Mereka memilih “membodohkan” Tuhan dengan menafikkan otak ciptaan-Nya, daripada berusaha keras sebagai wujud terimakasih kepada Tuhan yang telah memasukkan otak di dalam paket kepala mereka. Doa memang bagian pelengkap hidup, tapi bukan itu intinya.

Maafkan Pertanyaanku, Tuhan

Malam sepanjang Ramadan ini pemandangan yang kentara di mana-mana, di Jakarta, itu nyaris serupa. Tiap jelang makan sahur segerombolan orang, entah dari ormas atau kelompok pengajian mana, berbondong-bondong sembari menggotong nasi bungkus dan dibagikan ke siapa saja orang yang mereka temui di sepanjang jalan, yang mereka definisikan sebagai duafa.

Indah memang. Kelihatannya semangat berbagi itu tulus. Meringankan beban sesama berembuskan semangat kemanusiaan.

Tapi, ketika aku sempat menyapa beberapa pembagi rezeki itu, aku jadi punya sedikit pandangan yang membingungkanku sendiri.

Karena, mungkin saja, menurut perhitungan mereka yang bagi-bagi nasi itu begini: nasi diberikan begitu saja pada orang-orang yang kelihatannya sulit mencukupi kebutuhan makan sahur. Itu agar mereka bisa sahur, dan akhirnya kuat puasa dalam konteks tak makan maupun tak minum sejak matahari terbit sampai terbenam. Lalu, mungkin, ada kesimpulan, dengan memberikan makan sahur, mereka itu jadi punya andil terhadap ibadah para duafa, karena telah membantu mereka kuat puasa dengan mengganjalkan makan sahur ke perut mereka. Karena men-support ibadah orang, mereka pun kecipratan pahala.

Mungkin Anda menilai aku terlalu serampangan menyimpulkan. Tapi, setidaknya, itu aku simpulkan setelah mendengar jawaban atau respon beberapa peserta pembagi rezeki, ketika aku lontarkan celetukan, "Wah, bagi-bagi rezeki nih."

Dan jawaban perempuan muda yang dibonceng sepeda motor Yamaha Mio itu adalah; "Iya, Mas. Mumpung Ramadan. Waktunya cari pahala." Sedang seorang pria anggota rombongan yang lain menjawab:"Dengan bagi nasi seperti ini kan itung-itung juga membantu mereka biar bisa puasa. Kan lumayan, dapat pahala lagi, hehehe..."

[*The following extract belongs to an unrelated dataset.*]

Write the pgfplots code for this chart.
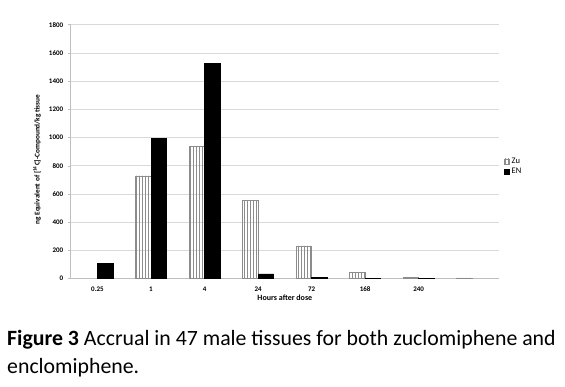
\documentclass[border=0pt]{standalone}
\usepackage{pgfplots}
\pgfplotsset{compat=1.18}
\usepackage{fontspec}
\setmainfont{Carlito}
\usetikzlibrary{patterns}
\definecolor{gridgray}{HTML}{D9D9D9}
\definecolor{axgray}{HTML}{BFBFBF}
\definecolor{zugray}{HTML}{8C8C8C}
\pgfdeclarepatternformonly{vstripes}{\pgfqpoint{-0.5pt}{-0.5pt}}{\pgfqpoint{3.5pt}{3.5pt}}{\pgfqpoint{3pt}{3pt}}{%
  \pgfsetlinewidth{1.1pt}%
  \pgfpathmoveto{\pgfqpoint{1.5pt}{-0.5pt}}%
  \pgfpathlineto{\pgfqpoint{1.5pt}{3.5pt}}%
  \pgfusepath{stroke}}
\begin{document}
\begin{tikzpicture}
\useasboundingbox (0pt,0pt) rectangle (565pt,386pt);
\begin{axis}[
  at={(70.7pt,107.3pt)}, anchor=south west,
  scale only axis, width=428.3pt, height=254pt,
  xmin=-0.5, xmax=7.5, ymin=0, ymax=1800,
  ybar=0pt, bar width=15.5pt,
  xtick={0,1,2,3,4,5,6,7},
  xticklabels={0.25,1,4,24,72,168,240,{}},
  ytick={0,200,...,1800},
  major tick length=3pt,
  xtick style={draw=none},
  ytick style={draw=axgray, line width=0.6pt},
  tick align=outside,
  ymajorgrids, grid style={gridgray, line width=0.8pt},
  axis x line*=bottom, axis y line*=left,
  axis line style={axgray, line width=0.8pt},
  /pgf/number format/assume math mode=true,
  /pgf/number format/set thousands separator={},
  yticklabel style={font=\fontsize{7}{8}\selectfont\bfseries, xshift=-1pt},
  xticklabel style={font=\fontsize{7}{8}\selectfont\bfseries, text height=5pt, text depth=0pt, yshift=-1pt},
  xlabel={Hours after dose},
  xlabel style={font=\fontsize{8}{9}\selectfont\bfseries, at={(axis description cs:0.5,-0.076)}, anchor=center},
  ylabel={ng Equivalent of [\textsuperscript{14}C]-Compound/kg tissue},
  ylabel style={font=\fontsize{7.3}{8}\selectfont\bfseries, at={(axis description cs:-0.0787,0.469)}, anchor=center},
  legend style={draw=none, fill=none, at={(axis description cs:1.012,0.485)}, anchor=north west,
    font=\fontsize{8.5}{10}\selectfont, row sep=-0.5pt, inner sep=0pt},
  legend cell align=left,
  legend image code/.code={\draw[#1, line width=0.3pt] (0pt,-2.5pt) rectangle (5pt,2.5pt);},
  clip=false,
]
\addplot[draw=zugray, line width=0.5pt, pattern=vstripes, pattern color=zugray] coordinates {
 (1,728) (2,936) (3,553) (4,232) (5,43) (6,10) (7,5)};
\addplot[draw=black, fill=black] coordinates {
 (0,108) (1,997) (2,1528) (3,35) (4,10) (5,3) (6,3)};
\legend{Zu,EN}
\end{axis}
\node[anchor=base west, inner sep=0pt, font=\fontsize{21.8}{26}\selectfont] at (7pt,40.5pt) {\textbf{Figure 3} Accrual in 47 male tissues for both zuclomiphene and};
\node[anchor=base west, inner sep=0pt, font=\fontsize{21.8}{26}\selectfont] at (7pt,13pt) {enclomiphene.};
\end{tikzpicture}
\end{document}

"Mumpung Ramadan"? "Lumayan, dapat pahala lagi"? Hm, frasa yang menarik. Mumpung ada bulan baik, jadi berlomba-lomba menjala pahala. Karena ada janji dilipatgandakan? Kalau tak Ramadan, ah, mungkin mereka-mereka yang rajin bagi-bagi sahur itu ogah kenal sama orang-orang yang malam itu mereka beri nasi.

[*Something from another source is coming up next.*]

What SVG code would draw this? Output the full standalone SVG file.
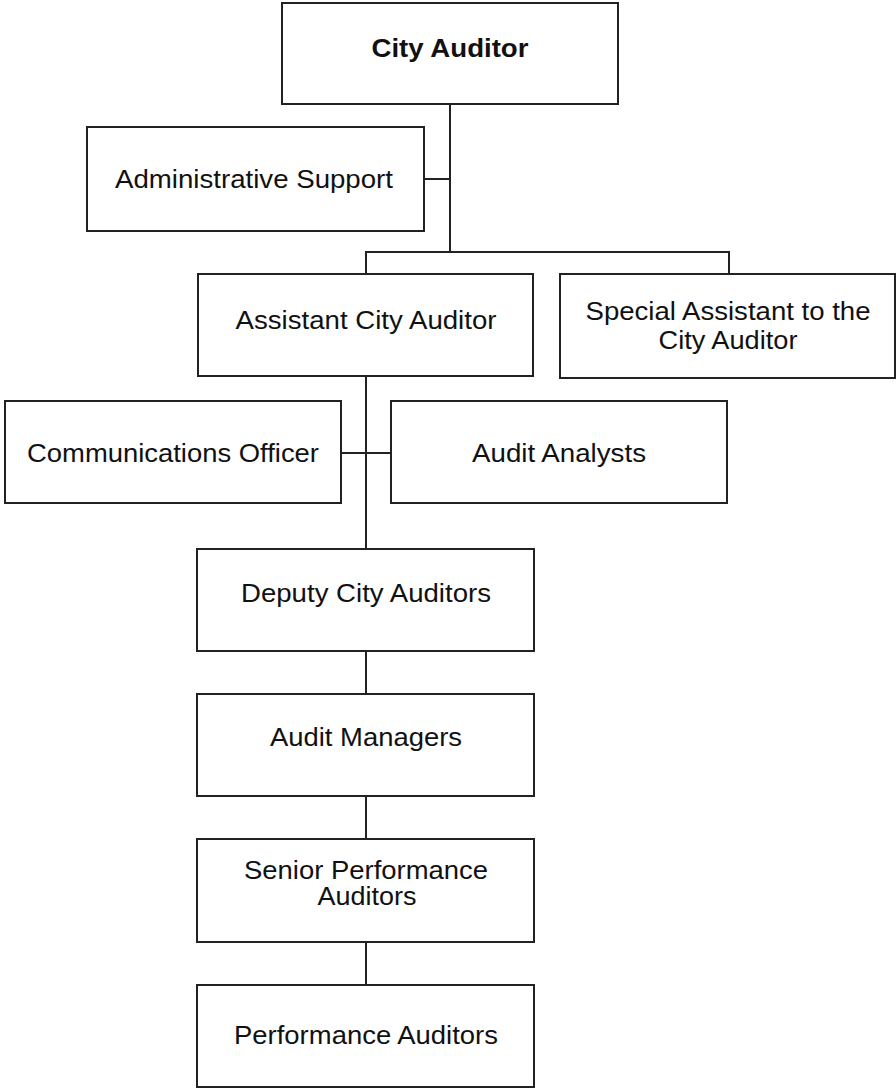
<svg xmlns="http://www.w3.org/2000/svg" width="896" height="1089" viewBox="0 0 896 1089">
<style>
.box{fill:#fff;stroke:#222;stroke-width:2}
.t{font-family:"Liberation Sans",Arial,sans-serif;font-size:25px;fill:#111;text-anchor:middle}
.b{font-weight:bold}
.c{fill:none;stroke:#222;stroke-width:2}
</style>
<rect width="896" height="1089" fill="#fff"/>
<g id="connectors">
<path class="c" d="M450 104V252M424 179H450M366 252H729M366 251V274M729 251V274M366 376V549M341 453H391M366 651V694M366 796V839M366 942V985"/>
</g>
<g id="city-auditor"><rect class="box" x="282" y="3" width="336" height="101"/><text class="t b" x="450" y="57" textLength="157" lengthAdjust="spacingAndGlyphs">City Auditor</text></g>
<g id="admin-support"><rect class="box" x="87" y="127" width="337" height="104"/><text class="t" x="254" y="188" textLength="278" lengthAdjust="spacingAndGlyphs">Administrative Support</text></g>
<g id="assistant-city-auditor"><rect class="box" x="198" y="274" width="335" height="102"/><text class="t" x="366" y="329" textLength="261" lengthAdjust="spacingAndGlyphs">Assistant City Auditor</text></g>
<g id="special-assistant"><rect class="box" x="560" y="274" width="335" height="104"/><text class="t" x="728" y="320" textLength="285" lengthAdjust="spacingAndGlyphs">Special Assistant to the</text><text class="t" x="728" y="349" textLength="139" lengthAdjust="spacingAndGlyphs">City Auditor</text></g>
<g id="communications-officer"><rect class="box" x="5" y="401" width="336" height="102"/><text class="t" x="173" y="462" textLength="292" lengthAdjust="spacingAndGlyphs">Communications Officer</text></g>
<g id="audit-analysts"><rect class="box" x="391" y="401" width="336" height="102"/><text class="t" x="559" y="462" textLength="174" lengthAdjust="spacingAndGlyphs">Audit Analysts</text></g>
<g id="deputy-city-auditors"><rect class="box" x="197" y="549" width="337" height="102"/><text class="t" x="366" y="602" textLength="250" lengthAdjust="spacingAndGlyphs">Deputy City Auditors</text></g>
<g id="audit-managers"><rect class="box" x="197" y="694" width="337" height="102"/><text class="t" x="366" y="746" textLength="192" lengthAdjust="spacingAndGlyphs">Audit Managers</text></g>
<g id="senior-performance-auditors"><rect class="box" x="197" y="839" width="337" height="103"/><text class="t" x="366" y="879" textLength="244" lengthAdjust="spacingAndGlyphs">Senior Performance</text><text class="t" x="367" y="905" textLength="99" lengthAdjust="spacingAndGlyphs">Auditors</text></g>
<g id="performance-auditors"><rect class="box" x="197" y="985" width="337" height="102"/><text class="t" x="366" y="1044" textLength="264" lengthAdjust="spacingAndGlyphs">Performance Auditors</text></g>
</svg>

Lalu pertanyaan yang selanjutnya muncul adalah; apakah mereka lakukan itu karena berharap pamrih berbentuk pahala? Bukan benar-benar tulus ingin membantu mereka-mereka yang kesusahan, dengan semangat berbagi yang benar-benar tulus tanpa pamrih. Atau semata-mata lillahita'ala? Mereka lakukan itu karena tergiur pahala berlipat dan janji kemudahan masuk surga --yang dalam Alquran digambarkan akan menggerojok mereka yang rajin ibadah dengan kenikmatan itu.

Lalu, maafkan aku Tuhan, bukannya aku selalu berburuk sangka dengan apa yang sedang berlangsung di sekitarku. Bukannya aku menggugat makhluk ciptaan-Mu. Tapi, maaf sekali lagi kalau aku lontarkan pertanyaan usil ini: "apakah ibadah yang tulus, yang tanpa pamrih itu, yang hanya demi Engkau, benar-benar ada?" Kalau Engkau tak pernah janjikan surga, Tuhan, apakah mereka-mereka itu tetap mau berbuat untuk sesama, seperti yang mereka lakukan hampir di setiap malam Ramadan itu?

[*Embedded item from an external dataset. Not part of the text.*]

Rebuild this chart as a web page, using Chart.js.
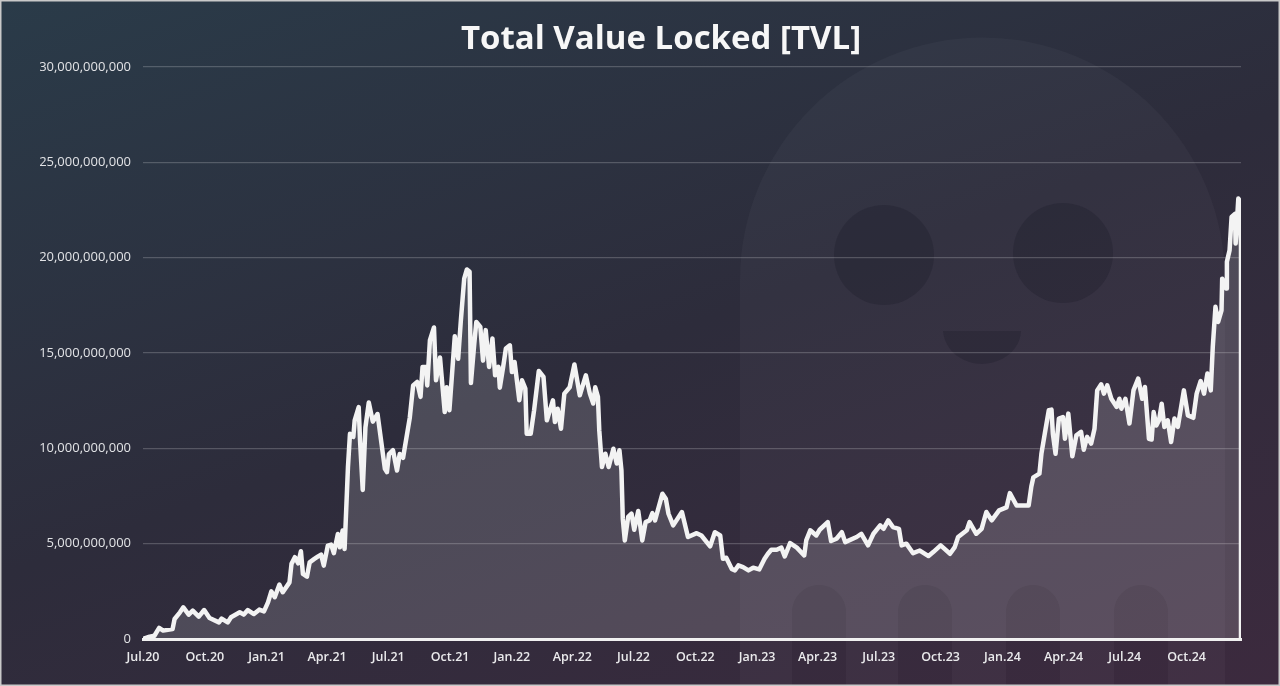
<!DOCTYPE html>
<html>
<head>
<meta charset="utf-8">
<script src="https://cdn.jsdelivr.net/npm/chart.js@4"></script>
<style>
    html, body { margin: 0; padding: 0; background: #2d2c3b; overflow: hidden; }
    #frame { position: relative; width: 1280px; height: 686px; overflow: hidden;
             background: linear-gradient(160deg, #2a3b49 0%, #2d2c3b 50%, #3c2a3e 100%); }
    #frame:after { content: ''; position: absolute; left: 0; top: 0; right: 0; bottom: 0;
                   box-shadow: inset 0 0 0 1.5px #c9c9c9; pointer-events: none; }
    #ghost { position: absolute; left: 0; top: 0; }
    #tvlChart { position: absolute; left: 0; top: 0; }
</style>
</head>
<body>
<div id="frame">
    <!-- watermark behind the chart -->
    <svg id="ghost" width="1280" height="686">
        <path fill="rgba(255,255,255,0.03)" fill-rule="evenodd"
              d="M740 686 V280 A242 242 0 0 1 1225 280 V686 Z
                 M792 686 V612 A27 27 0 0 1 846 612 V686 Z
                 M898 686 V612 A27 27 0 0 1 952 612 V686 Z
                 M1006 686 V612 A27 27 0 0 1 1060 612 V686 Z
                 M1114 686 V612 A27 27 0 0 1 1168 612 V686 Z"/>
        <circle cx="884" cy="255" r="50" fill="rgba(20,20,30,0.22)"/>
        <circle cx="1063" cy="253" r="50" fill="rgba(20,20,30,0.22)"/>
        <path d="M943 331 H1021 C1020 352 1000 364 982 364 C964 364 945 352 943 331 Z" fill="rgba(20,20,30,0.22)"/>
    </svg>
    <canvas id="tvlChart" width="1280" height="686"></canvas>
</div>
<script>
const chartTitle = 'Total Value Locked [TVL]';

// quarter labels and their day offset from 1 Jul 2020
const quarterLabels = ['Jul.20','Oct.20','Jan.21','Apr.21','Jul.21','Oct.21','Jan.22','Apr.22','Jul.22','Oct.22','Jan.23','Apr.23','Jul.23','Oct.23','Jan.24','Apr.24','Jul.24','Oct.24'];
const quarterDays = [0,92,184,274,365,457,549,639,730,822,914,1004,1095,1187,1279,1370,1461,1553];

// days since 1 Jul 2020
const tvlDays = [
    0,10,17,24,30,44,47,55,60,68,74,83,91,99,113,117,126,131,144,150,156,165,173,180,186,191,196,203,208,218,
    221,226,231,235,238,244,248,255,260,265,269,275,280,284,290,293,297,300,305,308,313,315,321,323,327,331,336,342,349,360,
    363,366,372,378,382,387,397,402,408,413,416,421,423,427,433,436,442,449,452,456,464,469,473,478,482,486,488,493,496,502,
    506,510,515,520,524,529,531,536,540,546,549,553,560,564,569,571,577,582,589,596,601,610,613,617,622,627,635,642,650,659,
    665,670,673,677,679,683,688,693,700,705,709,712,714,717,722,727,731,737,743,748,754,758,762,773,778,782,789,802,811,824,
    831,844,851,859,863,868,876,881,886,893,901,908,917,925,930,935,943,950,955,963,973,984,987,993,1002,1007,1019,1024,1032,1040,
    1045,1062,1069,1079,1087,1097,1102,1109,1116,1125,1129,1136,1146,1156,1169,1176,1187,1201,1208,1213,1226,1230,1240,1248,1255,1263,1274,1285,1290,1300,
    1318,1322,1325,1334,1337,1342,1348,1352,1354,1358,1363,1369,1372,1377,1383,1389,1396,1400,1405,1411,1416,1420,1426,1430,1435,1441,1449,1453,1456,1462,
    1468,1474,1481,1487,1491,1497,1501,1504,1508,1512,1516,1520,1525,1530,1535,1540,1549,1555,1563,1568,1574,1579,1584,1589,1592,1596,1600,1605,1606,1612,
    1613,1617,1620,1625,1626,1630,1632,1634,1634
];

// TVL in billions of USD
const tvlBillions = [
    0,0.12,0.17,0.58,0.44,0.52,1.05,1.4,1.66,1.28,1.49,1.17,1.52,1.1,0.87,1.07,0.87,1.14,1.4,1.28,1.52,1.31,1.54,1.45,1.92,2.5,2.19,2.85,2.45,2.97,
    3.94,4.29,3.97,4.6,3.41,3.27,4.02,4.2,4.32,4.43,3.85,4.9,4.95,4.5,5.51,4.81,5.69,4.72,9.0,10.76,10.6,11.46,12.16,10.4,7.82,11.1,12.4,11.4,11.8,8.92,
    8.75,9.7,9.9,8.84,9.7,9.5,11.6,13.3,13.48,12.7,14.27,14.27,13.3,15.67,16.34,13.57,14.76,11.9,13.2,12.0,15.88,14.7,16.7,18.9,19.38,19.26,13.43,15.5,16.63,16.37,
    14.6,16.2,14.27,15.76,13.83,14.27,13.18,14.27,15.23,15.4,14.0,14.53,12.52,13.57,13.13,10.77,10.77,12.0,14.06,13.75,11.47,12.52,11.38,12.08,11.03,12.87,13.2,14.4,12.78,13.83,
    12.87,12.35,13.2,12.7,10.94,9.02,9.72,9.02,9.98,9.2,9.9,8.84,6.3,5.17,6.4,6.57,5.73,6.71,5.17,6.13,6.22,6.6,6.22,7.62,7.36,6.57,5.96,6.66,5.35,5.55,
    5.43,4.86,5.6,5.43,4.21,4.26,3.68,3.6,3.86,3.77,3.6,3.74,3.65,4.21,4.47,4.68,4.68,4.79,4.33,5.03,4.79,4.38,5.17,5.7,5.43,5.73,6.13,5.14,5.26,5.6,
    5.08,5.35,5.52,4.91,5.52,5.96,5.78,6.22,5.87,5.78,4.91,5.0,4.5,4.64,4.35,4.56,4.91,4.47,4.82,5.35,5.7,6.13,5.52,5.78,6.66,6.22,6.75,6.9,7.65,7.0,
    7.0,8.0,8.48,8.67,9.72,10.77,12.0,12.03,10.77,9.72,11.56,11.64,10.5,11.82,9.58,10.68,10.86,9.93,10.6,10.25,11.03,13.04,13.36,12.87,13.3,12.6,12.17,12.6,12.08,12.6,
    11.3,13.04,13.66,12.6,13.22,10.5,10.46,11.9,11.2,11.47,12.34,11.12,11.47,10.33,11.56,11.12,13.04,11.73,11.6,12.87,13.53,12.87,13.92,13.04,15.32,17.42,16.63,17.24,18.9,18.38,
    19.78,20.39,22.14,22.3,20.74,23.1,23.0,20.57,0
];

const yTickStep = 5000000000;
const yMax = 30000000000;

// the title sits a bit right of the canvas centre
const titleShift = {
    id: 'titleShift',
    afterLayout(chart) {
        chart.titleBlock.left += 20.5;
        chart.titleBlock.right += 20.5;
    }
};

new Chart(document.getElementById('tvlChart').getContext('2d'), {
    type: 'line',
    plugins: [titleShift],
    data: {
        datasets: [{
            data: tvlDays.map((d, i) => ({ x: d, y: tvlBillions[i] * 1e9 })),
            borderColor: '#f3f3f3',
            borderWidth: 4.5,
            borderJoinStyle: 'round',
            backgroundColor: 'rgba(255,255,255,0.15)',
            fill: 'origin',
            pointRadius: 0,
            tension: 0
        }]
    },
    options: {
        responsive: false,
        animation: false,
        devicePixelRatio: 1,
        layout: { padding: { left: 40, right: 39, top: 0, bottom: 0 } },
        plugins: {
            legend: { display: false },
            tooltip: { enabled: false },
            title: {
                display: true,
                text: chartTitle,
                color: '#f7f7f7',
                font: { family: 'Open Sans', size: 33, weight: '700', lineHeight: 1.2 },
                padding: { top: 20.2, bottom: 7.2 }
            }
        },
        scales: {
            x: {
                type: 'linear',
                min: 0,
                max: 1634,
                afterBuildTicks: scale => { scale.ticks = quarterDays.map(d => ({ value: d })); },
                afterFit: scale => { scale.height = 47; },
                grid: { display: false, drawTicks: true, tickLength: 5, tickColor: '#e8e8e8' },
                border: { color: '#f0f0f0', width: 3 },
                ticks: {
                    autoSkip: false,
                    maxRotation: 0,
                    padding: 6,
                    color: '#eaeaec',
                    font: { family: 'Open Sans', size: 12.5, weight: '600' },
                    callback: value => quarterLabels[quarterDays.indexOf(value)]
                }
            },
            y: {
                min: 0,
                max: yMax,
                afterFit: scale => { scale.width = 103; },
                grid: { color: 'rgba(255,255,255,0.2)', lineWidth: 1.2, drawTicks: false },
                border: { display: false },
                ticks: {
                    stepSize: yTickStep,
                    padding: 12,
                    color: '#e2e3e6',
                    font: { family: 'Open Sans', size: 13 },
                    callback: value => value.toLocaleString('en-US')
                }
            }
        }
    }
});
</script>
</body>
</html>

Pemahamanku mendefinisikan kalau ibadah itu terkesan transaksional. Dan setiap Ramadan pergi, tak ada lagi pemandangan indah itu. Karena tak ada untungnya. Karena harus mengeluarkan ongkos "hanya" untuk pahala yang biasa saja, bukan yang berlipatganda seperti di bulan Ramadan. Dan di luar Ramadan, mereka-mereka yang kebagian makan sahur gratis itu tetap saja kelaparan.

Manusia memang makhluk ekonomi. Homo economicus. Harus selalu ada keuntungan dalam setiap tindakan. Tapi, haruskah status dan pola pikir itu dibawa juga sampai tataran makrokosmos, wilayah-Mu itu, Tuhan?

Tuhan, hanya Engkau yang Maha Mengetahui. Wallahualam.